Restate, exactly and without pictures, the lines from the start of the listing below through the line holding "d.i === last);".
------------------------------------
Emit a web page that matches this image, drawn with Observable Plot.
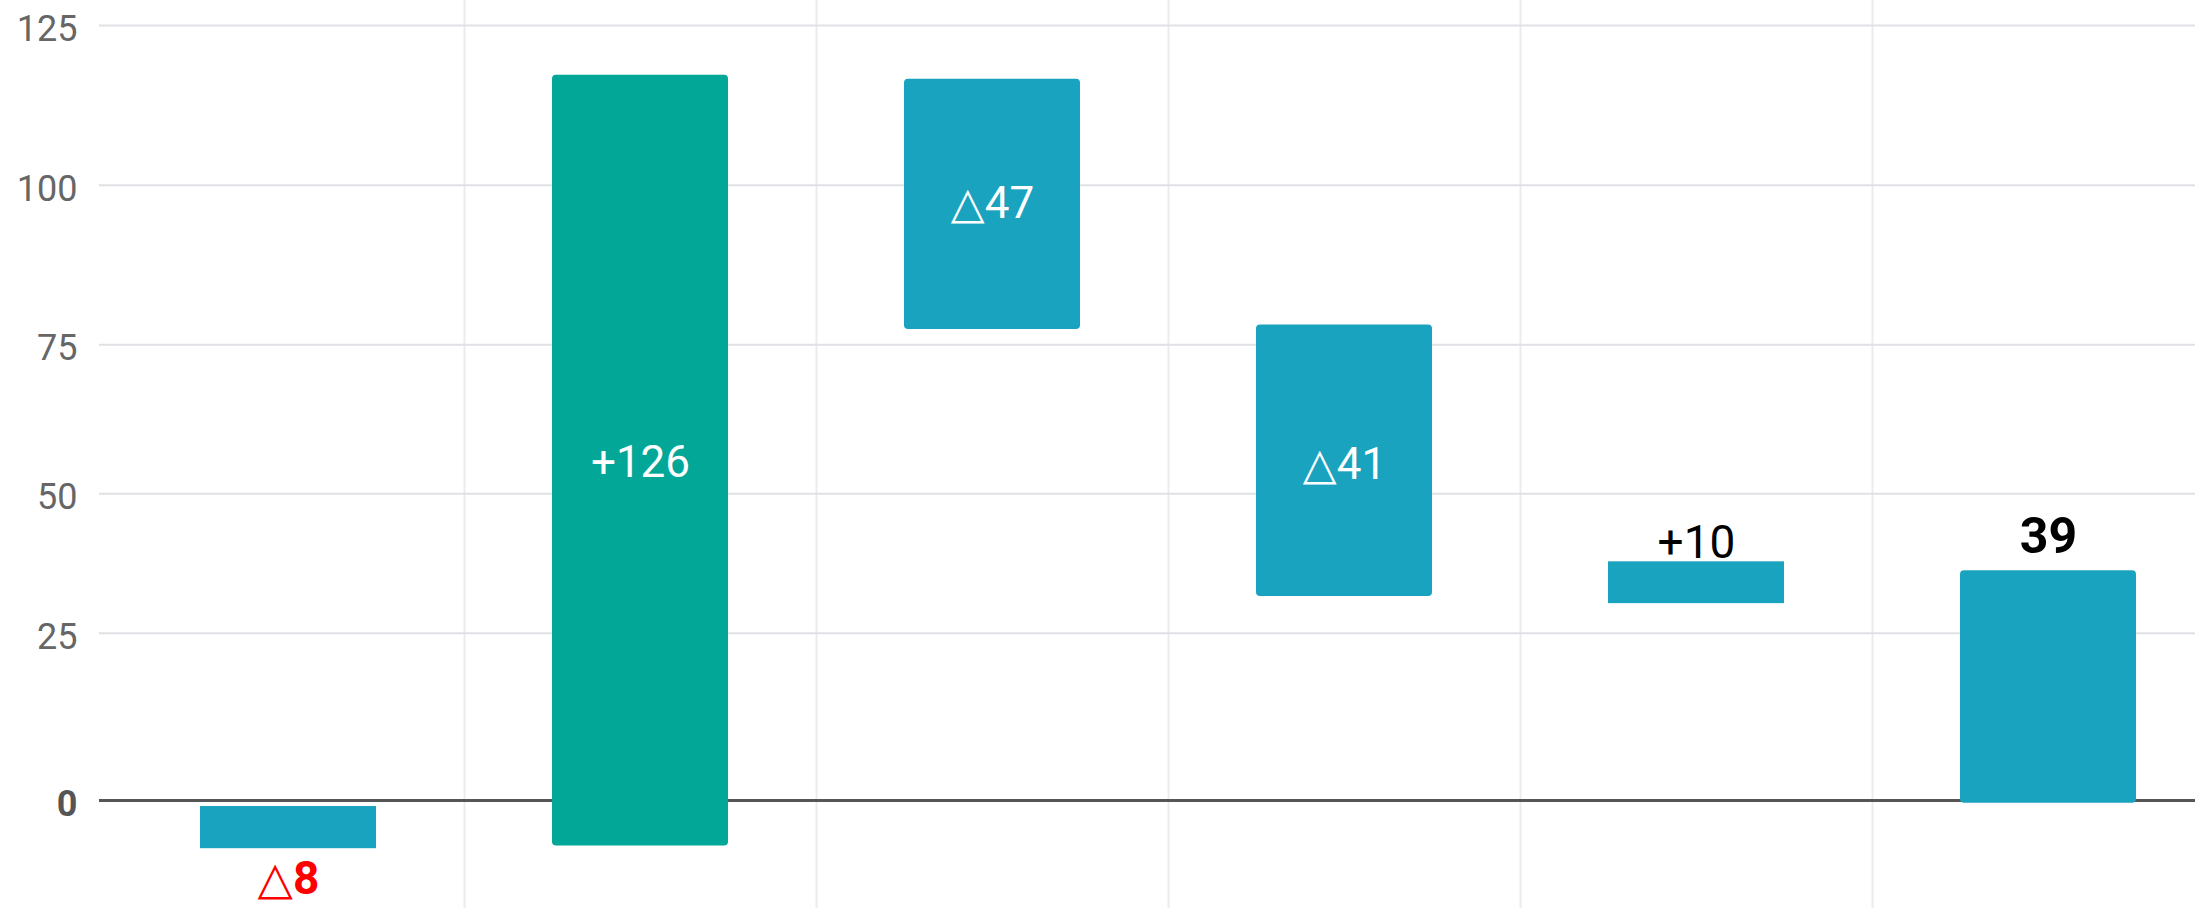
<!DOCTYPE html>
<html>
<head>
<meta charset="utf-8">
<script src="https://cdn.jsdelivr.net/npm/d3@7"></script>
<script src="https://cdn.jsdelivr.net/npm/@observablehq/plot@0.6"></script>
<style>
  html, body { margin: 0; padding: 0; background: #fff; overflow: hidden; }
</style>
</head>
<body>
<div id="chart"></div>
<script>
// ---- data ----
const labels   = ["△8", "+126", "△47", "△41", "+10", "39"];
const barHigh  = [-0.9, 117.2, 116.6, 78.1, 37.8, 36.2];
const barLow   = [-7.2,  -6.8,  77.4, 31.6, 30.3, -0.4];
const barGroup = ["other", "gain", "other", "other", "other", "other"];
const yTicks   = [0, 25, 50, 75, 100, 125];

// ---- scale configuration (the reference's gridlines are unevenly spaced) ----
const yRange = [800, 632.7, 493.3, 344.3, 184.7, 25];
const xRange = [112, 2224];

const BLUE = "#1aa3bf", GREEN = "#03a797";

const data = labels.map((label, i) => ({
  i, label, high: barHigh[i], low: barLow[i], group: barGroup[i]
}));
const last = data.length - 1;
const isShort = d => d.high - d.low < 10;
const half = 0.25;

const inside = data.filter(d => d.i !== last && d.high > 0 && !isShort(d));
const above  = data.filter(d => d.i !== last && d.high > 0 && isShort(d));
const below  = data.filter(d => d.high <= 0);
const total  = data.filter(d => d.i === last);

const chart = Plot.plot({
  width: 2195,
  height: 908,
  marginLeft: 99,
  marginRight: 0,
  marginTop: 0,
  marginBottom: 0,
  style: { fontFamily: "Roboto, 'DejaVu Sans', sans-serif", background: "#fff" },
  x: { type: "linear", domain: [-0.5, data.length - 0.5], range: xRange, axis: null },
  y: { type: "linear", domain: yTicks, range: yRange, axis: null, label: null },
  color: { domain: ["gain", "other"], range: [GREEN, BLUE] },
  marks: [
    Plot.gridX({ ticks: d3.range(0.5, data.length - 1, 1), stroke: "#ebecee", strokeOpacity: 1, strokeWidth: 2 }),
    Plot.gridY({ ticks: yTicks.filter(t => t !== 0), stroke: "#dfe1e5", strokeOpacity: 1, strokeWidth: 2 }),
    Plot.axisY({ ticks: yTicks.filter(t => t !== 0), tickSize: 0, tickPadding: 22, fontSize: 36, fill: "#666", dy: 4, label: null }),
    Plot.axisY({ ticks: [0], tickSize: 0, tickPadding: 22, fontSize: 36, fontWeight: 700, fill: "#555", dy: 4, label: null }),
    Plot.ruleY([0], { stroke: "#555", strokeWidth: 3 }),
    Plot.rect(data.filter(d => !isShort(d)), {
      x1: d => d.i - half, x2: d => d.i + half, y1: "low", y2: "high", fill: "group", rx: 4
    }),
    Plot.rect(data.filter(isShort), {
      x1: d => d.i - half, x2: d => d.i + half, y1: "low", y2: "high", fill: "group"
    }),
    Plot.text(inside, {
      x: "i", y: d => (d.high + d.low) / 2, text: "label", fill: "#fff", fontSize: 44
    }),
    Plot.text(above, {
      x: "i", y: "high", text: "label", fill: "#000", fontSize: 46, lineAnchor: "bottom", dy: -4
    }),
    Plot.text(total, {
      x: "i", y: "high", text: "label", fill: "#000", fontSize: 50, fontWeight: 700, lineAnchor: "bottom", dy: -18
    }),
    Plot.text(below, {
      x: "i", y: "low", text: "label", fill: "#ff0000", fontSize: 46, fontWeight: 700, lineAnchor: "top", dy: 13
    })
  ]
});
document.getElementById("chart").appendChild(chart);
</script>
</body>
</html>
------------------------------------
= EXPECTED OUTPUT =
Emit a web page that matches this image, drawn with Observable Plot.
<!DOCTYPE html>
<html>
<head>
<meta charset="utf-8">
<script src="https://cdn.jsdelivr.net/npm/d3@7"></script>
<script src="https://cdn.jsdelivr.net/npm/@observablehq/plot@0.6"></script>
<style>
  html, body { margin: 0; padding: 0; background: #fff; overflow: hidden; }
</style>
</head>
<body>
<div id="chart"></div>
<script>
// ---- data ----
const labels   = ["△8", "+126", "△47", "△41", "+10", "39"];
const barHigh  = [-0.9, 117.2, 116.6, 78.1, 37.8, 36.2];
const barLow   = [-7.2,  -6.8,  77.4, 31.6, 30.3, -0.4];
const barGroup = ["other", "gain", "other", "other", "other", "other"];
const yTicks   = [0, 25, 50, 75, 100, 125];

// ---- scale configuration (the reference's gridlines are unevenly spaced) ----
const yRange = [800, 632.7, 493.3, 344.3, 184.7, 25];
const xRange = [112, 2224];

const BLUE = "#1aa3bf", GREEN = "#03a797";

const data = labels.map((label, i) => ({
  i, label, high: barHigh[i], low: barLow[i], group: barGroup[i]
}));
const last = data.length - 1;
const isShort = d => d.high - d.low < 10;
const half = 0.25;

const inside = data.filter(d => d.i !== last && d.high > 0 && !isShort(d));
const above  = data.filter(d => d.i !== last && d.high > 0 && isShort(d));
const below  = data.filter(d => d.high <= 0);
const total  = data.filter(d => d.i === last);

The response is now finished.